The Performed Self: Inauthenticity, Social Cohesion, and the Crisis of Faith in Ugandan Churches
Authors: Musiimenta Nancy1 , Ahumuza Audrey2
Keywords: Inauthenticity and Social Cohesion
Show Abstract
This study examined the dynamics of performed religious identity in Ugandan churches and analyzed how the tension
between performative self-presentation and perceived authenticity affected individual faith experiences and
congregational social cohesion. Employing a mixed-methods research design, the study collected data from 384
church members across six purposively selected congregations representing Pentecostal, charismatic, mainline
Protestant, and Catholic traditions in Kampala and Wakiso districts, utilizing structured questionnaires, semistructured interviews with 36 participants, eight focus group discussions, and six months of observational fieldwork.
Quantitative analysis included univariate descriptions of key variables, bivariate examinations of demographic
associations, and structural equation modeling to test hypothesized relationships among performative religiosity,
perceived authenticity gap, faith commitment, and social cohesion constructs.
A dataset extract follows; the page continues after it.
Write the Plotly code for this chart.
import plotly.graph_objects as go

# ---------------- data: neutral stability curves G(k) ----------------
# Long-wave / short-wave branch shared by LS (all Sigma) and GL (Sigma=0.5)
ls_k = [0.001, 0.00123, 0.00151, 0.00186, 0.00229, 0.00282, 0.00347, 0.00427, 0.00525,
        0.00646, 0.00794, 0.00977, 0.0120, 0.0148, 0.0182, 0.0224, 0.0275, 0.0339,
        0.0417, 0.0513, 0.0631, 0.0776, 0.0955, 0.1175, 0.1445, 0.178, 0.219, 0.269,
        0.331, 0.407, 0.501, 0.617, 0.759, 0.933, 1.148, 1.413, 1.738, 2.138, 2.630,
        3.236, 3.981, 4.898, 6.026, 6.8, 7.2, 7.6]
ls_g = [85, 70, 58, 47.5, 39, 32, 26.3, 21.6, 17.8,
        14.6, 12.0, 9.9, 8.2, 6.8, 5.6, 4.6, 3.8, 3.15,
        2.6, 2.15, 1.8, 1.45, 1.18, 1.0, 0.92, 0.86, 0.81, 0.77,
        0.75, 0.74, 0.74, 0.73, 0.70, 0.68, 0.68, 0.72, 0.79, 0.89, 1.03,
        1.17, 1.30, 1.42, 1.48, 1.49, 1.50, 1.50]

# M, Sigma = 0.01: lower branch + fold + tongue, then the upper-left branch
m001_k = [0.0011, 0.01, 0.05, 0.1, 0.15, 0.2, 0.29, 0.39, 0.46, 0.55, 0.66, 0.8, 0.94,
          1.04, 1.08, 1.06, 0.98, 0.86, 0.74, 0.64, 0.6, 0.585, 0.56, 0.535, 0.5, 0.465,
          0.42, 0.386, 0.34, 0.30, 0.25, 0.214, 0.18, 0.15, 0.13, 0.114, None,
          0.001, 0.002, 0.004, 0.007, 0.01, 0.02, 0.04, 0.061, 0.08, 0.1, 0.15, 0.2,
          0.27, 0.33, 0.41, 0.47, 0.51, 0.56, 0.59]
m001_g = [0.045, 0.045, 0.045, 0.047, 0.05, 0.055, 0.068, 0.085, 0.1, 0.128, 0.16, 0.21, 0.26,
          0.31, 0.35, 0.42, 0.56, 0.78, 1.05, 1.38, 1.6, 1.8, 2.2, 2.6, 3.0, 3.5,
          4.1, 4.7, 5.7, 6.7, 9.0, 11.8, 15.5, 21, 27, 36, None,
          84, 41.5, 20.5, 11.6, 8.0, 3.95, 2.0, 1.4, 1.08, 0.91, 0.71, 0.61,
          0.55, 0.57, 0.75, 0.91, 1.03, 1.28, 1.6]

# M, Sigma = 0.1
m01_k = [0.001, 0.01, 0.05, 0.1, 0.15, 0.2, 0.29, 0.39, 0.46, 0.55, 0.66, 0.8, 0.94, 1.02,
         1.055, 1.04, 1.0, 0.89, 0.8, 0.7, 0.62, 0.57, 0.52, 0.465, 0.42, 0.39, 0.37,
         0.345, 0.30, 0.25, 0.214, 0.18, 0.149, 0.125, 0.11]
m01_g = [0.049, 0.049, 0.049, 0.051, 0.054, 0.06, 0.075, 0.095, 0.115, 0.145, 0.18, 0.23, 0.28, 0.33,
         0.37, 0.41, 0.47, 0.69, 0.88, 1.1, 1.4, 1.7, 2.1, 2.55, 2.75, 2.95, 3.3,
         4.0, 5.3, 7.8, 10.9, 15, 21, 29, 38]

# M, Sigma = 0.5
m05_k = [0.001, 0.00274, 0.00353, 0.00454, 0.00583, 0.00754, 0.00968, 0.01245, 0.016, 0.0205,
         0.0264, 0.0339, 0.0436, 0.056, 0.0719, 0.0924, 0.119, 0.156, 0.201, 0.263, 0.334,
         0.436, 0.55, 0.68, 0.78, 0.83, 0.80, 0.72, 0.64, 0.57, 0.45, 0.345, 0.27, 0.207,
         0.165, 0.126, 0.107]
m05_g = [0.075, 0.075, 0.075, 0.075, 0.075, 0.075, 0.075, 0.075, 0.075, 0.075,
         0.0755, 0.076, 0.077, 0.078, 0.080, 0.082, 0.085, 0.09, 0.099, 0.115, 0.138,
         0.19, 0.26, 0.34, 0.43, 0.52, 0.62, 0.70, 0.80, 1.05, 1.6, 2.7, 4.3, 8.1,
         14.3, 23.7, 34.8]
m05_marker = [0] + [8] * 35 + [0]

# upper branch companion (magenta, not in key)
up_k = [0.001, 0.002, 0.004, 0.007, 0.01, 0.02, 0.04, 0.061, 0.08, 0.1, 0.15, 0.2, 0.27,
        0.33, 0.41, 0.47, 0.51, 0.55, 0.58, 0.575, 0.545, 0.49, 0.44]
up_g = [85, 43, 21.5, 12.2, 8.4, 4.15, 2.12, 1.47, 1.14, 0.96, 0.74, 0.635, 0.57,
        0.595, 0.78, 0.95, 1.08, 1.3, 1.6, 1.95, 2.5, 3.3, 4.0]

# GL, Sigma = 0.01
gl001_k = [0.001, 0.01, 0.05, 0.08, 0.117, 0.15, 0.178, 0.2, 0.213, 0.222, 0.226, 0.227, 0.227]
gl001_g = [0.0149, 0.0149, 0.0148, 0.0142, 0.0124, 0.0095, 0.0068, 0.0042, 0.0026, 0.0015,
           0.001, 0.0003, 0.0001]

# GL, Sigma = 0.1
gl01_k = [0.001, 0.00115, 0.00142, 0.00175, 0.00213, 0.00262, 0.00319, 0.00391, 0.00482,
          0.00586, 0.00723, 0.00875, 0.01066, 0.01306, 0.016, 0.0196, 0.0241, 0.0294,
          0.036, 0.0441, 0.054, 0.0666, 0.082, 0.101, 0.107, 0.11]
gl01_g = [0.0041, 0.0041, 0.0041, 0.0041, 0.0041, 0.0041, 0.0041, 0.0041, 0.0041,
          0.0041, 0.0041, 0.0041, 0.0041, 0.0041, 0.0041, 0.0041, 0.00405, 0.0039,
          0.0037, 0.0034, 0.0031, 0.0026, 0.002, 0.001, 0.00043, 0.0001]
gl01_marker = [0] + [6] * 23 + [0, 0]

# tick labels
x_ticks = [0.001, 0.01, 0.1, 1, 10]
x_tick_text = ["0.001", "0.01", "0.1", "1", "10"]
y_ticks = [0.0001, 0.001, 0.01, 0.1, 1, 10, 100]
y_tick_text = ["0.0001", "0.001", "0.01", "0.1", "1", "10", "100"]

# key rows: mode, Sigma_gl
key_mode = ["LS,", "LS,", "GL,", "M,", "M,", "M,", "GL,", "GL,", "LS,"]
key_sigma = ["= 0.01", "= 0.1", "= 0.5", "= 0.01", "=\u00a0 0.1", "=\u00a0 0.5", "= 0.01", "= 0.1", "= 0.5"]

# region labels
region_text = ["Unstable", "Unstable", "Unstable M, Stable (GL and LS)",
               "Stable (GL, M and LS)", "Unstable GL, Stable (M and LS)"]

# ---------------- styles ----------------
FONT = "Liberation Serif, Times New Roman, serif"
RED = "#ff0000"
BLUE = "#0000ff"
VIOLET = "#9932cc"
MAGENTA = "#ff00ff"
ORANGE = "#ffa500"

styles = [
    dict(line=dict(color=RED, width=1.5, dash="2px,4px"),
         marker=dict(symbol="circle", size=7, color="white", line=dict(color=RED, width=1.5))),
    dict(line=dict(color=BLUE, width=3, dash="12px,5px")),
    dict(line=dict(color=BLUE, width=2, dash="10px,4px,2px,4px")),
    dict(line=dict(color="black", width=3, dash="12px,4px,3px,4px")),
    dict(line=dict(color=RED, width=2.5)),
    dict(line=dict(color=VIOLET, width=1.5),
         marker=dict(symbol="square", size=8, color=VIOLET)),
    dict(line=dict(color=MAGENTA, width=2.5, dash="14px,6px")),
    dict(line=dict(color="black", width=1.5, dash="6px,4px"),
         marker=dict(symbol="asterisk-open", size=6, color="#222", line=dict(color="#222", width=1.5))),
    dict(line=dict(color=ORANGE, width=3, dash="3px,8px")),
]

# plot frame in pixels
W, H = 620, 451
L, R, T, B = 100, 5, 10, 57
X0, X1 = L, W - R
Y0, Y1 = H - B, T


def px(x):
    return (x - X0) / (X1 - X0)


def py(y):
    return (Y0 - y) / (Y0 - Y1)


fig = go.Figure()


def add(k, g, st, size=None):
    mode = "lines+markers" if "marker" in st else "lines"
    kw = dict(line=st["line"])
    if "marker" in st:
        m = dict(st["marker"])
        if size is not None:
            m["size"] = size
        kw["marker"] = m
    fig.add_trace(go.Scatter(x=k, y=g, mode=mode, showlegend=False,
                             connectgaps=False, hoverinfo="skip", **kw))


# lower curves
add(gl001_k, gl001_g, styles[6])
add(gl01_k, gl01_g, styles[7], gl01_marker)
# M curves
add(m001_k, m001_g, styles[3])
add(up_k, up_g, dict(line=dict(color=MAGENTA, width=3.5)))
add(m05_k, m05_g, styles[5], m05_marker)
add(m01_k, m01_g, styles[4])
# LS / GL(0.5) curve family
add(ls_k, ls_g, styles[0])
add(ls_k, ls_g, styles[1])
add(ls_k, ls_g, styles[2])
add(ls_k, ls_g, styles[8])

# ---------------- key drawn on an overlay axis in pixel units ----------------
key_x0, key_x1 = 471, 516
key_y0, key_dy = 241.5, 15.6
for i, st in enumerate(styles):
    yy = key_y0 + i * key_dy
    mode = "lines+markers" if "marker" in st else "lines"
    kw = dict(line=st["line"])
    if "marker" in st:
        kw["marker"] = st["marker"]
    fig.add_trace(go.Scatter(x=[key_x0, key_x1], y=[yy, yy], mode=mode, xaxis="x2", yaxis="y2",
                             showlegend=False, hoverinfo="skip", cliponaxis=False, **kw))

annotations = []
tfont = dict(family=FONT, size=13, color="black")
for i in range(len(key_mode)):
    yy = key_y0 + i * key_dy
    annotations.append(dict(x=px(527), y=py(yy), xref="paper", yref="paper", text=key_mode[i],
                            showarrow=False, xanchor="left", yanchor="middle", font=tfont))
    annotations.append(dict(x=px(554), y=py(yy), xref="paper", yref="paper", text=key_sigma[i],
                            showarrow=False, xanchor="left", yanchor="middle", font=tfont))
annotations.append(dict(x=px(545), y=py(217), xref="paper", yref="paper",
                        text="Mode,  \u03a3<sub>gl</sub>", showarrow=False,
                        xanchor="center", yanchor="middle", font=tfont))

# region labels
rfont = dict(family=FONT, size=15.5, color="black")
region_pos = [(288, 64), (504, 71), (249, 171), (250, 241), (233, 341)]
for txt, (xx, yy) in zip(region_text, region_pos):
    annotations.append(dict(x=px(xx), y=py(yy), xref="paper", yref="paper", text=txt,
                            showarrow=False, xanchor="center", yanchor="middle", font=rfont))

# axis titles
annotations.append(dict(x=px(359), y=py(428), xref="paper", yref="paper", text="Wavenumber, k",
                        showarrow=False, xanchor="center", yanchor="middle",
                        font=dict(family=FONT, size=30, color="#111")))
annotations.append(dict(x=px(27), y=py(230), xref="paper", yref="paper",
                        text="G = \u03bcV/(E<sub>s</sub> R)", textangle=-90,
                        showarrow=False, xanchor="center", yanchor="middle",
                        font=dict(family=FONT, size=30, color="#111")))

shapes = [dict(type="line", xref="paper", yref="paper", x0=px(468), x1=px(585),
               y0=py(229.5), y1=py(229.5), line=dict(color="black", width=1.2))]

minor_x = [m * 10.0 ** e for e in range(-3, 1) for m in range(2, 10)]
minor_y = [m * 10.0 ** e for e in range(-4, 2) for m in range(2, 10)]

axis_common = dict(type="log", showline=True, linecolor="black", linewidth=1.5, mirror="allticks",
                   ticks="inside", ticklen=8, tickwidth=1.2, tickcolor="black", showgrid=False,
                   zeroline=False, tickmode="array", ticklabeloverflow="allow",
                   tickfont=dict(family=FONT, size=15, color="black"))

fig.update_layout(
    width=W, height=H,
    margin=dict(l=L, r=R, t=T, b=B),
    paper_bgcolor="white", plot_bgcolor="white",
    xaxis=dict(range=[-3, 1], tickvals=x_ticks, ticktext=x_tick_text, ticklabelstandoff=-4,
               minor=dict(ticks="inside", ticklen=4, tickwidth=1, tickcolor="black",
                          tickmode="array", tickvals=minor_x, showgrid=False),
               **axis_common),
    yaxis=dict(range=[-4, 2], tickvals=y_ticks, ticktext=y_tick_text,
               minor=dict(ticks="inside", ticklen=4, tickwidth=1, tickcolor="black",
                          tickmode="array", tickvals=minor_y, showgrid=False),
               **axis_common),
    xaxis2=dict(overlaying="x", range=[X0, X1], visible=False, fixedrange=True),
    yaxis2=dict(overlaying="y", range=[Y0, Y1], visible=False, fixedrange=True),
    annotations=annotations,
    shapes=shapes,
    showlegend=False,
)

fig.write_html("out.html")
Results revealed that performative
religiosity was moderately high across the sample (M = 3.78, SD = 0.82), with participants reporting greater perceived
inauthenticity in others (M = 3.27) than in themselves (M = 2.61), indicating self-serving biases in authenticity
assessments. Denominational variations showed Pentecostal and charismatic churches scoring significantly higher on
both performative religiosity and authenticity gaps compared to mainline Protestant and Catholic congregations, while
demographic patterns indicated that women, younger participants, and those with higher education engaged more
intensively with performative practices and reported greater awareness of authenticity discrepancies. The structural
equation model demonstrated excellent fit (CFI = 0.96, RMSEA = 0.056) and revealed that while performative
religiosity had a modest positive direct effect on faith commitment (β = 0.18, p = .001), this was offset by a stronger
negative indirect effect through authenticity gap (β = -0.20, p < .001), resulting in a non-significant total effect. For
social cohesion, performative religiosity showed no significant direct effect (β = 0.09, p = .084) but a substantial
negative indirect effect through authenticity gap (β = -0.23, p < .001), indicating complete mediation. Authenticity
gap demonstrated strong negative effects on both faith commitment (β = -0.48, p < .001) and social cohesion (β = -
0.56, p < .001), explaining 38% and 52% of variance respectively. Qualitative findings corroborated these patterns,
revealing that church members experienced performance-authenticity tensions as sources of spiritual anxiety,
employed various cognitive strategies to manage dissonance between ideal and actual religious selves, and described
how suspicions of widespread inauthenticity undermined communal trust even while maintaining institutional
participation for social and pragmatic reasons. The study concluded that Ugandan churches faced a self-undermining
dynamic where emphasis on demonstrable spirituality generated the very skepticism about authenticity that eroded
both individual faith and collective solidarity, suggesting that addressing this crisis required fundamental
reconsideration of how religious communities balance performative and authentic dimensions of spiritual life rather
than simply condemning hypocrisy or demanding greater sincerity from individual believers.